Bigtable is a petabyte-scale, fully managed NoSQL database service for large analytical and operational workloads.

is not a good solution for storing less than 1 TB of data.

https://cloud.google.com/bigtable/docs/overview#storage-model

It seems that it is designed for different use-case than ours.

Cloud Firestore - GCP

Firestore is GCP Specific Product - vendor lock-in. It seems that local development is also very, limited, for example according to this discussion you can run Firestore emulator to test security rules.
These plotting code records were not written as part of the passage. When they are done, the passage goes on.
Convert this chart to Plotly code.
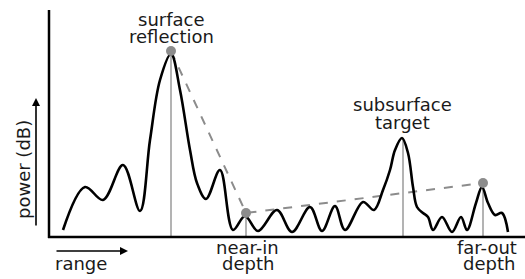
import plotly.graph_objects as go

# Echo curve (range in arbitrary units, power in arbitrary dB units above baseline)
range_vals = [63, 85, 103, 123, 140, 150, 160, 171, 180, 190, 197, 206, 220, 233, 245,
              258, 277, 292, 310, 322, 335, 345, 363, 374, 383, 390, 395, 402, 408, 413,
              417, 423, 428, 433, 442, 452, 461, 467, 476, 482, 488, 495, 502, 508]
power_vals = [7, 50, 37, 72, 26, 97, 157, 183, 147, 87, 54, 38, 67, 7, 21,
              6, 27, 5, 30, 6, 31, 7, 35, 27, 47, 67, 87, 99, 84, 50,
              30, 24, 20, 7, 20, 5, 20, 7, 34, 50, 34, 22, 24, 5]

# Marked points (surface reflection, near-in depth, far-out depth)
mark_range = [171, 246, 483]
mark_power = [186, 24, 54]

# Peak stems
stem_range = [171, 246, 403, 483]
stem_power = [183, 24, 99, 49]

labels = [
    ("surface", 171, 218), ("reflection", 171, 201),
    ("subsurface", 402, 133), ("target", 402, 115),
    ("near-in", 247, -10), ("depth", 248, -26),
    ("far-out", 487, -10), ("depth", 489, -26),
    ("range", 81, -26),
]

FONT = "DejaVu Sans"
TXT = "#1a1a1a"
GRAY = "#8c8c8c"

fig = go.Figure()

# stems
sx, sy = [], []
for r, p in zip(stem_range, stem_power):
    sx += [r, r, None]
    sy += [0, p, None]
fig.add_trace(go.Scatter(x=sx, y=sy, mode="lines",
                         line=dict(color="#9a9a9a", width=1.5), hoverinfo="skip"))

# dashed connecting line
fig.add_trace(go.Scatter(x=mark_range, y=mark_power, mode="lines",
                         line=dict(color=GRAY, width=2, dash="dash"), hoverinfo="skip"))

# curve
fig.add_trace(go.Scatter(x=range_vals, y=power_vals, mode="lines",
                         line=dict(color="black", width=2.6, shape="spline", smoothing=1.0),
                         hoverinfo="skip"))

# markers
fig.add_trace(go.Scatter(x=mark_range, y=mark_power, mode="markers",
                         marker=dict(color=GRAY, size=10), hoverinfo="skip"))

# axes lines
fig.add_shape(type="line", x0=49, x1=49, y0=-1, y1=227, line=dict(color="black", width=2.5))
fig.add_shape(type="line", x0=48, x1=525, y0=0, y1=0, line=dict(color="black", width=2.5))

for txt, x, y in labels:
    fig.add_annotation(x=x, y=y, text=txt, showarrow=False, xanchor="center", yanchor="middle",
                       font=dict(family=FONT, size=18, color=TXT))

fig.add_annotation(x=23, y=67, text="power (dB)", textangle=-90, showarrow=False,
                   xanchor="center", yanchor="middle", font=dict(family=FONT, size=18, color=TXT))

# arrows
fig.add_annotation(x=128, y=-14, ax=55, ay=-14, axref="x", ayref="y", xref="x", yref="y",
                   text="", showarrow=True, arrowhead=2, arrowsize=1, arrowwidth=1.6,
                   arrowcolor="black")
fig.add_annotation(x=36, y=139, ax=36, ay=10, axref="x", ayref="y", xref="x", yref="y",
                   text="", showarrow=True, arrowhead=2, arrowsize=1, arrowwidth=1.6,
                   arrowcolor="black")

fig.update_layout(
    width=525, height=279, margin=dict(l=0, r=0, t=0, b=0),
    paper_bgcolor="white", plot_bgcolor="white", showlegend=False,
    xaxis=dict(range=[0, 525], visible=False, fixedrange=True),
    yaxis=dict(range=[-42, 237], visible=False, fixedrange=True),
)

fig.write_html("out.html", config={"displayModeBar": False},
               post_script="document.body.style.margin='0px';document.body.style.overflow='hidden';")
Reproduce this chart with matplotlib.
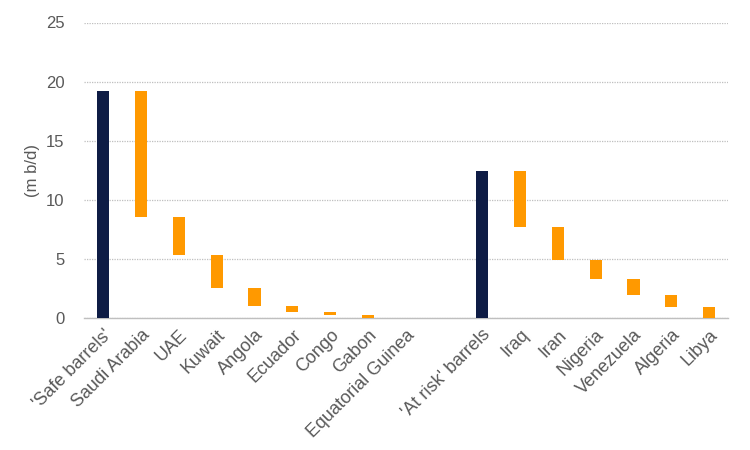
import matplotlib.pyplot as plt
import numpy as np

plt.rcParams['font.family'] = ['Liberation Sans', 'DejaVu Sans']

# category labels (empty slot between the two groups)
labels = ["'Safe barrels'", "Saudi Arabia", "UAE", "Kuwait", "Angola", "Ecuador",
          "Congo", "Gabon", "Equatorial Guinea", "",
          "'At risk' barrels", "Iraq", "Iran", "Nigeria", "Venezuela", "Algeria", "Libya"]

# totals (m b/d)
safe_total = 19.2
risk_total = 12.44

# country contributions (m b/d)
safe_countries = [10.63, 3.21, 2.79, 1.53, 0.53, 0.26, 0.20, 0.05]
risk_countries = [4.74, 2.77, 1.63, 1.35, 1.02, 0.93]

NAVY = "#0E1C45"
ORANGE = "#FF9900"


def waterfall(total, parts):
    bottoms, heights, colors = [0], [total], [NAVY]
    level = total
    for p in parts:
        level -= p
        bottoms.append(level)
        heights.append(p)
        colors.append(ORANGE)
    return bottoms, heights, colors


b1, h1, c1 = waterfall(safe_total, safe_countries)
b2, h2, c2 = waterfall(risk_total, risk_countries)
bottoms = b1 + [0] + b2
heights = h1 + [0] + h2
colors = c1 + ["none"] + c2

fig = plt.figure(figsize=(7.5, 4.5), dpi=100)
ax = fig.add_axes([0.112, 0.293, 0.859, 0.657])

x = np.arange(len(labels))
ax.bar(x, heights, bottom=bottoms, color=colors, width=0.32, zorder=3)

ax.set_xlim(-0.5, len(labels) - 0.5)
ax.set_ylim(0, 25)
ax.set_yticks(range(0, 26, 5))
ax.yaxis.grid(True, color="#BFBFBF", linestyle=(0, (1, 1)), linewidth=0.9, zorder=0)
ax.set_axisbelow(True)

for s in ["top", "right", "left"]:
    ax.spines[s].set_visible(False)
ax.spines["bottom"].set_color("#BFBFBF")
ax.spines["bottom"].set_linewidth(1)

ax.set_xticks(x)
ax.set_xticklabels(labels, rotation=45, ha="right", rotation_mode="anchor",
                   fontsize=13, color="#595959")
ax.tick_params(axis="x", length=0, pad=6)
ax.tick_params(axis="y", length=0, labelsize=12, labelcolor="#595959", pad=14)
ax.set_ylabel("(m b/d)", fontsize=12, color="#595959", labelpad=4)

fig.savefig("out.png", dpi=100)
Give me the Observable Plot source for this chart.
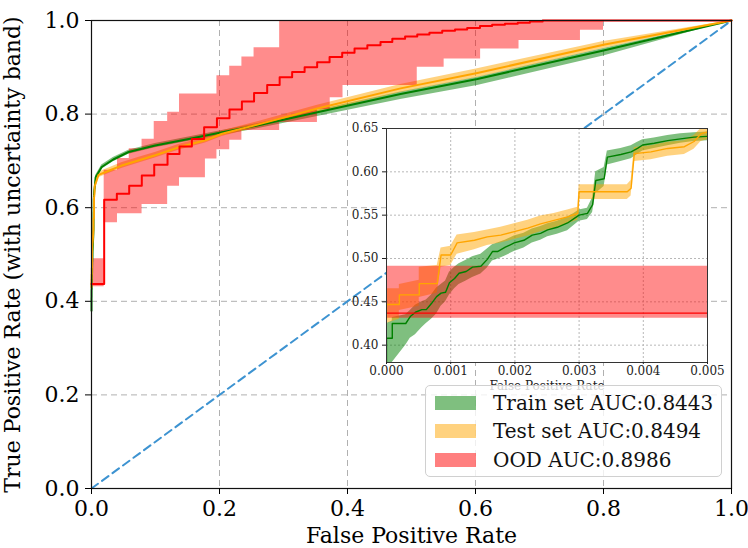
<!DOCTYPE html>
<html><head><meta charset="utf-8">
<script src="https://cdn.jsdelivr.net/npm/d3@7"></script>
<script src="https://cdn.jsdelivr.net/npm/@observablehq/plot@0.6"></script>
<style>
body{margin:0;background:white;}
#wrap{position:relative;width:748px;height:548px;font-family:"DejaVu Serif",serif;}
#inset{position:absolute;left:341px;top:123px;}
#legend{position:absolute;left:425px;top:385px;width:297px;height:92px;box-sizing:border-box;border:1px solid #d0d0d0;border-radius:5px;background:rgba(255,255,255,0.8);}
.item{position:absolute;left:9px;height:24px;display:flex;align-items:center;font-size:20px;color:#111;white-space:nowrap;}
.sw{width:41px;height:14px;margin-right:17px;}
</style></head>
<body>
<div id="wrap"><div id="main"></div><div id="inset"></div><div id="legend"></div></div>
<script>
// ---- data (x = FPR, y = TPR, lo/hi = uncertainty band) ----
const legendLabels = ["Train set AUC:0.8443", "Test set AUC:0.8494", "OOD AUC:0.8986"];
const seriesColors = ["#008000", "#ffa500", "#ff0000"];

// Train set: [x, y, lo, hi]
const trainRows = [
  [0, 0.380, 0.360, 0.425], [0, 0.408, 0.360, 0.425], [0.00009, 0.408, 0.370, 0.428],
  [0.00009, 0.425, 0.380, 0.432], [0.0003, 0.425, 0.400, 0.435], [0.00037, 0.433, 0.408, 0.440],
  [0.00045, 0.438, 0.412, 0.446], [0.00055, 0.441, 0.420, 0.450], [0.00062, 0.441, 0.425, 0.452],
  [0.0007, 0.448, 0.430, 0.458], [0.00078, 0.456, 0.436, 0.466], [0.00085, 0.460, 0.445, 0.470],
  [0.00092, 0.461, 0.450, 0.474], [0.00098, 0.472, 0.458, 0.484], [0.00106, 0.477, 0.465, 0.490],
  [0.00113, 0.483, 0.470, 0.494], [0.00124, 0.485, 0.474, 0.498], [0.00134, 0.490, 0.478, 0.502],
  [0.00147, 0.491, 0.482, 0.505], [0.00157, 0.499, 0.489, 0.511], [0.00165, 0.508, 0.497, 0.516],
  [0.00173, 0.508, 0.499, 0.518], [0.00185, 0.513, 0.503, 0.521], [0.00199, 0.518, 0.508, 0.526],
  [0.00214, 0.521, 0.512, 0.529], [0.00227, 0.527, 0.518, 0.534], [0.0024, 0.529, 0.521, 0.537],
  [0.00251, 0.533, 0.525, 0.540], [0.00266, 0.536, 0.528, 0.543], [0.00282, 0.541, 0.532, 0.548],
  [0.00292, 0.546, 0.538, 0.552], [0.003, 0.550, 0.543, 0.556], [0.00313, 0.552, 0.545, 0.558],
  [0.00321, 0.562, 0.553, 0.570], [0.00326, 0.590, 0.575, 0.600], [0.00339, 0.592, 0.583, 0.605],
  [0.00344, 0.617, 0.608, 0.624], [0.00365, 0.620, 0.612, 0.627], [0.00381, 0.623, 0.615, 0.630],
  [0.00391, 0.627, 0.620, 0.634], [0.00399, 0.631, 0.624, 0.637], [0.00417, 0.633, 0.627, 0.639],
  [0.00438, 0.636, 0.630, 0.642], [0.00458, 0.638, 0.633, 0.644], [0.00479, 0.640, 0.635, 0.645],
  [0.005, 0.641, 0.636, 0.646], [0.0065, 0.665, 0.660, 0.669], [0.016, 0.687, 0.682, 0.691],
  [0.034, 0.703, 0.698, 0.707], [0.058, 0.719, 0.714, 0.723], [0.0995, 0.733, 0.728, 0.737],
  [0.152, 0.747, 0.742, 0.751], [0.204, 0.761, 0.755, 0.765], [0.261, 0.776, 0.769, 0.780],
  [0.353, 0.804, 0.795, 0.808], [0.483, 0.843, 0.831, 0.847], [0.603, 0.875, 0.861, 0.879],
  [0.80, 0.936, 0.924, 0.940], [1.0, 1.0, 1.0, 1.0]
];

// Test set: [x, y, lo, hi]
const testRows = [
  [0, 0.430, 0.425, 0.465], [0, 0.447, 0.425, 0.465], [0.0002, 0.447, 0.430, 0.465],
  [0.0002, 0.458, 0.440, 0.470], [0.00051, 0.458, 0.445, 0.475], [0.00051, 0.471, 0.455, 0.490],
  [0.00079, 0.471, 0.460, 0.492], [0.00085, 0.504, 0.490, 0.512], [0.001, 0.504, 0.492, 0.514],
  [0.0011, 0.518, 0.505, 0.527], [0.00137, 0.521, 0.510, 0.530], [0.00157, 0.525, 0.515, 0.533],
  [0.00178, 0.527, 0.518, 0.536], [0.00199, 0.531, 0.522, 0.540], [0.0022, 0.535, 0.526, 0.544],
  [0.0024, 0.540, 0.531, 0.549], [0.00261, 0.544, 0.535, 0.552], [0.00282, 0.548, 0.540, 0.556],
  [0.00298, 0.552, 0.544, 0.559], [0.003, 0.577, 0.568, 0.585], [0.00375, 0.577, 0.568, 0.585],
  [0.00381, 0.581, 0.572, 0.590], [0.00386, 0.621, 0.612, 0.628], [0.00412, 0.623, 0.614, 0.630],
  [0.00438, 0.627, 0.618, 0.634], [0.00464, 0.629, 0.620, 0.636], [0.00479, 0.635, 0.626, 0.642],
  [0.0049, 0.644, 0.635, 0.650], [0.005, 0.646, 0.637, 0.652], [0.011, 0.670, 0.664, 0.676],
  [0.027, 0.679, 0.673, 0.685], [0.047, 0.690, 0.684, 0.696], [0.073, 0.701, 0.695, 0.707],
  [0.0995, 0.712, 0.706, 0.718], [0.136, 0.729, 0.723, 0.735], [0.178, 0.744, 0.738, 0.750],
  [0.204, 0.758, 0.752, 0.764], [0.261, 0.778, 0.772, 0.784], [0.353, 0.812, 0.804, 0.819],
  [0.483, 0.855, 0.846, 0.863], [0.603, 0.888, 0.878, 0.897], [0.80, 0.948, 0.940, 0.955],
  [1.0, 1.0, 1.0, 1.0]
];

// OOD step curve
const oodX = [0, 0.0198, 0.0396, 0.0589, 0.0786, 0.098, 0.1188, 0.1375, 0.1568, 0.176, 0.196,
  0.2156, 0.235, 0.254, 0.2745, 0.294, 0.3135, 0.333, 0.3526, 0.372, 0.3917, 0.411, 0.431,
  0.4516, 0.470, 0.490, 0.509, 0.528, 0.548, 0.568, 0.587, 0.607, 0.626, 0.646, 0.666, 0.685,
  0.705, 1.0];
const oodY = [0.437, 0.617, 0.630, 0.647, 0.669, 0.692, 0.715, 0.731, 0.747, 0.772, 0.791,
  0.810, 0.827, 0.845, 0.862, 0.879, 0.890, 0.900, 0.911, 0.922, 0.931, 0.940, 0.947,
  0.954, 0.961, 0.966, 0.970, 0.974, 0.978, 0.981, 0.984, 0.988, 0.991, 0.993, 0.995, 0.998,
  1.0, 1.0];
// OOD band (step): [x, lo, hi]
const oodBandRows = [
  [0, 0.431, 0.491], [0.0198, 0.568, 0.680], [0.0406, 0.587, 0.705], [0.059, 0.587, 0.726],
  [0.079, 0.607, 0.746], [0.098, 0.607, 0.784], [0.119, 0.646, 0.804], [0.1375, 0.664, 0.843],
  [0.178, 0.704, 0.843], [0.196, 0.724, 0.882], [0.216, 0.744, 0.902], [0.235, 0.765, 0.922],
  [0.254, 0.765, 0.942], [0.294, 0.782, 1.0], [0.353, 0.810, 1.0], [0.373, 0.835, 1.0],
  [0.393, 0.861, 1.0], [0.509, 0.900, 1.0], [0.551, 0.918, 1.0], [0.608, 0.939, 1.0],
  [0.668, 0.957, 1.0], [0.764, 0.979, 1.0], [0.80, 0.979, 1.0]
];

const diagX = [0, 1];
const diagY = [0, 1];

const mainTicks = [0, 0.2, 0.4, 0.6, 0.8, 1.0];
const insetXTicks = [0, 0.001, 0.002, 0.003, 0.004, 0.005];
const insetYTicks = [0.40, 0.45, 0.50, 0.55, 0.60, 0.65];

// ---- build ----
const train = trainRows.map(([x, y, lo, hi]) => ({x, y, lo, hi}));
const test = testRows.map(([x, y, lo, hi]) => ({x, y, lo, hi}));
const ood = oodX.map((x, i) => ({x, y: oodY[i]}));
const oodBand = oodBandRows.map(([x, lo, hi]) => ({x, lo, hi}));
const diag = diagX.map((x, i) => ({x, y: diagY[i]}));

function seriesMarks(lw, clip) {
  return [
    Plot.areaY(train, {x: "x", y1: "lo", y2: "hi", fill: seriesColors[0], fillOpacity: 0.5, clip}),
    Plot.areaY(test, {x: "x", y1: "lo", y2: "hi", fill: seriesColors[1], fillOpacity: 0.5, clip}),
    Plot.areaY(oodBand, {x: "x", y1: "lo", y2: "hi", curve: "step-after", fill: seriesColors[2], fillOpacity: 0.45, clip}),
    Plot.line(train, {x: "x", y: "y", stroke: seriesColors[0], strokeWidth: lw, clip}),
    Plot.line(test, {x: "x", y: "y", stroke: seriesColors[1], strokeWidth: lw, clip}),
    Plot.line(ood, {x: "x", y: "y", curve: "step-after", stroke: seriesColors[2], strokeWidth: lw, clip})
  ];
}

const main = Plot.plot({
  width: 748, height: 548,
  marginLeft: 91, marginRight: 17, marginTop: 20, marginBottom: 60,
  x: {domain: [0, 1]},
  y: {domain: [0, 1]},
  style: {fontFamily: "DejaVu Serif", background: "white", color: "black", overflow: "visible"},
  marks: [
    Plot.gridX(mainTicks, {stroke: "#b0b0b0", strokeOpacity: 1, strokeDasharray: "6,4"}),
    Plot.gridY(mainTicks, {stroke: "#b0b0b0", strokeOpacity: 1, strokeDasharray: "6,4"}),
    ...seriesMarks(2, false),
    Plot.line(diag, {x: "x", y: "y", stroke: "#3d93d1", strokeWidth: 2, strokeDasharray: "8,5"}),
    Plot.frame({stroke: "#111", strokeWidth: 1.2}),
    Plot.axisX({ticks: mainTicks, tickFormat: d => d.toFixed(1), fontSize: 22, tickSize: 6, tickPadding: 6,
      label: "False Positive Rate", labelAnchor: "center", labelOffset: 54, labelArrow: "none"}),
    Plot.axisY({ticks: mainTicks, tickFormat: d => d.toFixed(1), fontSize: 22, tickSize: 6, tickPadding: 6,
      label: "True Positive Rate (with uncertainty band)", labelAnchor: "center", labelOffset: 87, labelArrow: "none"})
  ]
});
document.getElementById("main").appendChild(main);

const inset = Plot.plot({
  width: 371, height: 279,
  marginLeft: 45, marginRight: 5, marginTop: 5, marginBottom: 40,
  x: {domain: [0, 0.005]},
  y: {domain: [0.38, 0.65]},
  style: {fontFamily: "DejaVu Serif", background: "transparent", color: "#222", overflow: "visible"},
  marks: [
    Plot.frame({fill: "white", stroke: "none"}),
    Plot.gridX(insetXTicks, {stroke: "#b8b8b8", strokeOpacity: 1, strokeDasharray: "2,2"}),
    Plot.gridY(insetYTicks, {stroke: "#b8b8b8", strokeOpacity: 1, strokeDasharray: "2,2"}),
    ...seriesMarks(1.4, true),
    Plot.frame({stroke: "#333", strokeWidth: 1}),
    Plot.axisX({ticks: insetXTicks, tickFormat: d => d.toFixed(3), fontSize: 12, tickSize: 2, tickPadding: 2,
      label: "False Positive Rate", labelAnchor: "center", labelOffset: 27, labelArrow: "none"}),
    Plot.axisY({ticks: insetYTicks, tickFormat: d => d.toFixed(2), fontSize: 12, tickSize: 4, tickPadding: 4, label: null})
  ]
});
document.getElementById("inset").appendChild(inset);

// legend
const legend = document.getElementById("legend");
const centers = [16.7, 45, 74];
legendLabels.forEach((lab, i) => {
  const it = document.createElement("div");
  it.className = "item";
  it.style.top = (centers[i] - 12) + "px";
  const sw = document.createElement("div");
  sw.className = "sw";
  sw.style.background = seriesColors[i];
  sw.style.opacity = 0.5;
  const tx = document.createElement("span");
  tx.textContent = lab;
  it.appendChild(sw); it.appendChild(tx);
  legend.appendChild(it);
});
</script>
</body></html>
Firebase Realtime Database - GCP

This database is best suited for real-time notifications, synchronization apps state but has very limited query capabilities.

Source: https://www.codementor.io/cultofmetatron/when-you-should-and-shouldn-t-use-firebase-f62bo3gxv

Cloud Memorystore - GCP

Fully-managed in-memory data store service for Redis

Redis does not suite our requirements, because it will be difficult to store our model in key-value DB and support rich queries.

Summary

CloudSQL Postgres or MySQL suits the best our requirements about persisting data for Compass. MySQL can be configured manually to replicate data across regions, but according to PostgreSQL vs MySQL article, PostgreSQL is more SQL compliant, provides a better performance, implements more NoSQL features and because of that PostgreSQL is our first-choice DB.